• [Source material]:
────

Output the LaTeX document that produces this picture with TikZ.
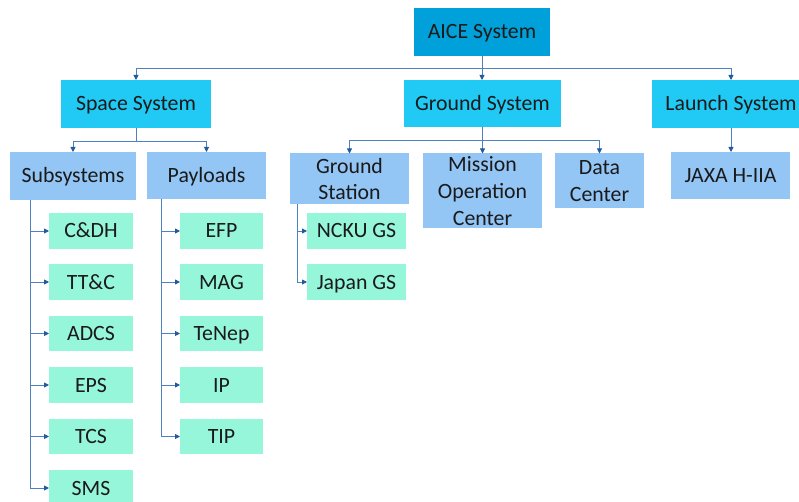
\documentclass[tikz,border=0pt]{standalone}
\usepackage{fontspec}
\setmainfont{Carlito}
\usetikzlibrary{arrows.meta,calc}
\definecolor{topblue}{HTML}{00A0DA}
\definecolor{sysblue}{HTML}{20CAF5}
\definecolor{subblue}{HTML}{93C5F5}
\definecolor{leafgreen}{HTML}{95F6DA}
\definecolor{linkblue}{HTML}{4F80C0}
\definecolor{tipblue}{HTML}{1F5A9E}
\definecolor{inktext}{HTML}{1A1A1A}
% box with corners (x1,y1)-(x2,y2), in pixels
\newcommand\orgbox[7]{%
  \node[#6, minimum width={(#4-#2)*1pt}, minimum height={(#5-#3)*1pt}]
    (#1) at ({(#2+#4)/2},{(#3+#5)/2}) {#7};}
\begin{document}
\begin{tikzpicture}[x=1pt,y=-1pt,
  boxbase/.style={inner sep=0pt, outer sep=0pt, align=center,
    text=inktext, font=\fontsize{21.8}{26.8}\selectfont},
  oneline/.style={text height=14pt, text depth=0pt},
  topbox/.style={boxbase, oneline, fill=topblue},
  sysbox/.style={boxbase, oneline, fill=sysblue},
  subbox/.style={boxbase, oneline, fill=subblue},
  tallbox/.style={boxbase, fill=subblue, yshift=-1.5pt},
  leafbox/.style={boxbase, oneline, fill=leafgreen},
  link/.style={draw=linkblue, line width=0.8pt},
  arr/.style={link, -{Triangle[width=5pt,length=5pt,color=tipblue]}}]
\clip (0,0) rectangle (799,502);
\useasboundingbox (0,0) rectangle (799,502);
\fill[white] (0,0) rectangle (799,502);

% top level
\orgbox{aice}{414}{8}{550}{56}{topbox}{AICE System}

% systems
\orgbox{space}{61}{80}{211}{128}{sysbox}{Space System}
\orgbox{ground}{404}{80}{561}{127}{sysbox}{Ground System}
\orgbox{launch}{652}{80}{810}{128}{sysbox}{Launch System}

% second level
\orgbox{subsys}{10}{152}{136}{200}{subbox}{Subsystems}
\orgbox{payloads}{147}{152}{266}{199}{subbox}{Payloads}
\orgbox{gstation}{290}{152}{409}{203}{tallbox}{Ground\\Station}
\orgbox{moc}{423}{152}{542}{227}{tallbox}{Mission\\Operation\\Center}
\orgbox{dcenter}{555}{152}{644}{207}{tallbox}{Data\\Center}
\orgbox{jaxa}{671}{152}{790}{199}{subbox}{JAXA H-IIA}

% subsystems
\orgbox{cdh}{49}{213}{133}{249}{leafbox}{C\&DH}
\orgbox{ttc}{49}{264}{133}{300}{leafbox}{TT\&C}
\orgbox{adcs}{49}{316}{133}{351}{leafbox}{ADCS}
\orgbox{eps}{49}{367}{133}{403}{leafbox}{EPS}
\orgbox{tcs}{49}{419}{133}{454}{leafbox}{TCS}
\orgbox{sms}{49}{470}{133}{506}{leafbox}{SMS}

% payloads
\orgbox{efp}{180}{213}{263}{249}{leafbox}{EFP}
\orgbox{mag}{180}{264}{263}{300}{leafbox}{MAG}
\orgbox{tenep}{180}{316}{263}{351}{leafbox}{TeNep}
\orgbox{ip}{180}{367}{263}{403}{leafbox}{IP}
\orgbox{tip}{180}{419}{263}{454}{leafbox}{TIP}

% ground stations
\orgbox{ncku}{307}{213}{406}{249}{leafbox}{NCKU GS}
\orgbox{japan}{307}{264}{406}{300}{leafbox}{Japan GS}

% AICE to the three systems
\draw[arr] (aice.south) -- (aice.south |- ground.north);
\draw[arr] (aice.south) -- ++(0,12) -| (space.north);
\draw[arr] (aice.south) -- ++(0,12) -| (launch.north);

% space system branches
\draw[arr] (space.south) -- ++(0,13) -| (subsys.north);
\draw[arr] (space.south) -- ++(0,13) -| (payloads.north);

% ground system branches
\draw[arr] (ground.south) -- (ground.south |- moc.north);
\draw[arr] (ground.south) -- ++(0,13) -| (gstation.north);
\draw[arr] (ground.south) -- ++(0,13) -| (dcenter.north);

% launch system
\draw[arr] (launch.south) -- (launch.south |- jaxa.north);

% trunks of the second level
\coordinate (subtrunk) at ($(subsys.south west)+(20,0)$);
\coordinate (paytrunk) at ($(payloads.south west)+(14,0)$);
\coordinate (gstrunk) at ($(gstation.south west)+(7,0)$);
\foreach \leaf in {cdh,ttc,adcs,eps,tcs,sms}
  \draw[arr] (subtrunk) |- (\leaf.west);
\foreach \leaf in {efp,mag,tenep,ip,tip}
  \draw[arr] (paytrunk) |- (\leaf.west);
\foreach \leaf in {ncku,japan}
  \draw[arr] (gstrunk) |- (\leaf.west);
\end{tikzpicture}
\end{document}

────

• [Task details]: Copy the material above in full and exactly, skipping pictures.

• [Final result]:
Output the LaTeX document that produces this picture with TikZ.
\documentclass[tikz,border=0pt]{standalone}
\usepackage{fontspec}
\setmainfont{Carlito}
\usetikzlibrary{arrows.meta,calc}
\definecolor{topblue}{HTML}{00A0DA}
\definecolor{sysblue}{HTML}{20CAF5}
\definecolor{subblue}{HTML}{93C5F5}
\definecolor{leafgreen}{HTML}{95F6DA}
\definecolor{linkblue}{HTML}{4F80C0}
\definecolor{tipblue}{HTML}{1F5A9E}
\definecolor{inktext}{HTML}{1A1A1A}
% box with corners (x1,y1)-(x2,y2), in pixels
\newcommand\orgbox[7]{%
  \node[#6, minimum width={(#4-#2)*1pt}, minimum height={(#5-#3)*1pt}]
    (#1) at ({(#2+#4)/2},{(#3+#5)/2}) {#7};}
\begin{document}
\begin{tikzpicture}[x=1pt,y=-1pt,
  boxbase/.style={inner sep=0pt, outer sep=0pt, align=center,
    text=inktext, font=\fontsize{21.8}{26.8}\selectfont},
  oneline/.style={text height=14pt, text depth=0pt},
  topbox/.style={boxbase, oneline, fill=topblue},
  sysbox/.style={boxbase, oneline, fill=sysblue},
  subbox/.style={boxbase, oneline, fill=subblue},
  tallbox/.style={boxbase, fill=subblue, yshift=-1.5pt},
  leafbox/.style={boxbase, oneline, fill=leafgreen},
  link/.style={draw=linkblue, line width=0.8pt},
  arr/.style={link, -{Triangle[width=5pt,length=5pt,color=tipblue]}}]
\clip (0,0) rectangle (799,502);
\useasboundingbox (0,0) rectangle (799,502);
\fill[white] (0,0) rectangle (799,502);

% top level
\orgbox{aice}{414}{8}{550}{56}{topbox}{AICE System}

% systems
\orgbox{space}{61}{80}{211}{128}{sysbox}{Space System}
\orgbox{ground}{404}{80}{561}{127}{sysbox}{Ground System}
\orgbox{launch}{652}{80}{810}{128}{sysbox}{Launch System}

% second level
\orgbox{subsys}{10}{152}{136}{200}{subbox}{Subsystems}
\orgbox{payloads}{147}{152}{266}{199}{subbox}{Payloads}
\orgbox{gstation}{290}{152}{409}{203}{tallbox}{Ground\\Station}
\orgbox{moc}{423}{152}{542}{227}{tallbox}{Mission\\Operation\\Center}
\orgbox{dcenter}{555}{152}{644}{207}{tallbox}{Data\\Center}
\orgbox{jaxa}{671}{152}{790}{199}{subbox}{JAXA H-IIA}

% subsystems
\orgbox{cdh}{49}{213}{133}{249}{leafbox}{C\&DH}
\orgbox{ttc}{49}{264}{133}{300}{leafbox}{TT\&C}
\orgbox{adcs}{49}{316}{133}{351}{leafbox}{ADCS}
\orgbox{eps}{49}{367}{133}{403}{leafbox}{EPS}
\orgbox{tcs}{49}{419}{133}{454}{leafbox}{TCS}
\orgbox{sms}{49}{470}{133}{506}{leafbox}{SMS}

% payloads
\orgbox{efp}{180}{213}{263}{249}{leafbox}{EFP}
\orgbox{mag}{180}{264}{263}{300}{leafbox}{MAG}
\orgbox{tenep}{180}{316}{263}{351}{leafbox}{TeNep}
\orgbox{ip}{180}{367}{263}{403}{leafbox}{IP}
\orgbox{tip}{180}{419}{263}{454}{leafbox}{TIP}

% ground stations
\orgbox{ncku}{307}{213}{406}{249}{leafbox}{NCKU GS}
\orgbox{japan}{307}{264}{406}{300}{leafbox}{Japan GS}

% AICE to the three systems
\draw[arr] (aice.south) -- (aice.south |- ground.north);
\draw[arr] (aice.south) -- ++(0,12) -| (space.north);
\draw[arr] (aice.south) -- ++(0,12) -| (launch.north);

% space system branches
\draw[arr] (space.south) -- ++(0,13) -| (subsys.north);
\draw[arr] (space.south) -- ++(0,13) -| (payloads.north);

% ground system branches
\draw[arr] (ground.south) -- (ground.south |- moc.north);
\draw[arr] (ground.south) -- ++(0,13) -| (gstation.north);
\draw[arr] (ground.south) -- ++(0,13) -| (dcenter.north);

% launch system
\draw[arr] (launch.south) -- (launch.south |- jaxa.north);

% trunks of the second level
\coordinate (subtrunk) at ($(subsys.south west)+(20,0)$);
\coordinate (paytrunk) at ($(payloads.south west)+(14,0)$);
\coordinate (gstrunk) at ($(gstation.south west)+(7,0)$);
\foreach \leaf in {cdh,ttc,adcs,eps,tcs,sms}
  \draw[arr] (subtrunk) |- (\leaf.west);
\foreach \leaf in {efp,mag,tenep,ip,tip}
  \draw[arr] (paytrunk) |- (\leaf.west);
\foreach \leaf in {ncku,japan}
  \draw[arr] (gstrunk) |- (\leaf.west);
\end{tikzpicture}
\end{document}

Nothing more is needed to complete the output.